C’est ainsi que, agissant sur une structure basée sur une plus grande exploitation des travailleurs, le progrès technique a permis au capitalisme d’intensifier le rythme de travail de l’ouvrier, d’élever sa productivité, et simultanément de continuer à le rémunérer en dessous de sa valeur réelle. La contribution décisive à cette évolution a été l’application des nouvelles techniques de production à des branches de l’industrie orientées vers des types de consommation qui, s’ils ont tendance à se transformer en consommation populaire dans les pays avancés, ne peuvent absolument pas le faire dans les sociétés dépendantes. L’abîme qui existe entre le niveau de vie des travailleurs et celui des secteurs qui alimentent la sphère haute de la circulation fait que des produits comme les automobiles, les appareils électro-ménagers, etc., sont immanquablement destinés à cette dernière.
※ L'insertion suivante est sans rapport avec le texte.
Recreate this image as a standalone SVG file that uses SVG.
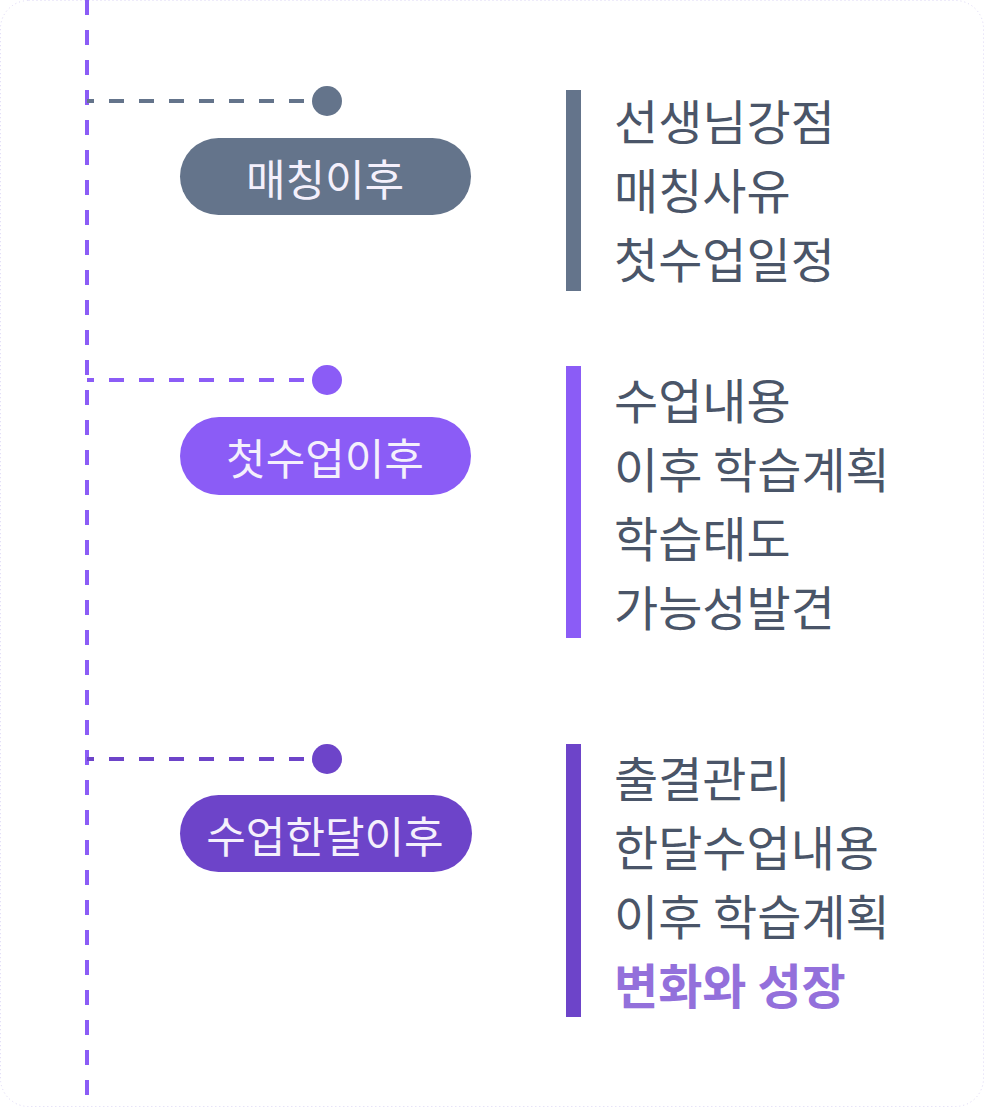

Dans cette mesure et dès l’instant où elle n’influe pas sur des biens qui interviennent dans la consommation des travailleurs l’augmentation de la productivité provoquée par la technique de ces branches de la production n’a pas pu se traduire en plus grands profits par l’intermédiaire du taux de plus-value, mais seulement à travers l’augmentation de la masse de valeur réalisée. La diffusion du progrès technique dans l’économie dépendante s’accompagnera donc d’une plus grande exploitation du travailleur, parce que précisément l’accumulation continue à dépendre plus, pour l’essentiel, de la masse de valeur – et, par conséquent, de la plus-value – que du taux de plus-value.

Or, en se concentrant de façon importante dans les branches productrices de biens de luxe, le développement technologique doit finir par poser de graves problèmes de réalisation. On a recours, pour les résoudre, à une intervention de l’État (agrandissement de l’appareil bureaucratique, subventions aux producteurs, financement de la consommation de biens de luxe), ainsi qu’à l’inflation, afin de faire passer le pouvoir d’achat de la sphère « basse » à la sphère « haute » de circulation – ce qui impliquait de faire encore baisser les salaires réels, afin de disposer de fonds excédentaires pour effectuer le transfert de recette. Mais, dans la mesure où l’on réduit ainsi la capacité de consommation des travailleurs, on enlève tout stimulant à l’investissement technologique dans le secteur de la production destiné à répondre à la consommation populaire. Il ne faut donc pas s’étonner si, alors que les industries de biens de luxe croissent dans des proportions importantes, les industries orientées vers la consommation de masse (celles appelées « industries traditionnelles ») tendent à stagner et même à régresser.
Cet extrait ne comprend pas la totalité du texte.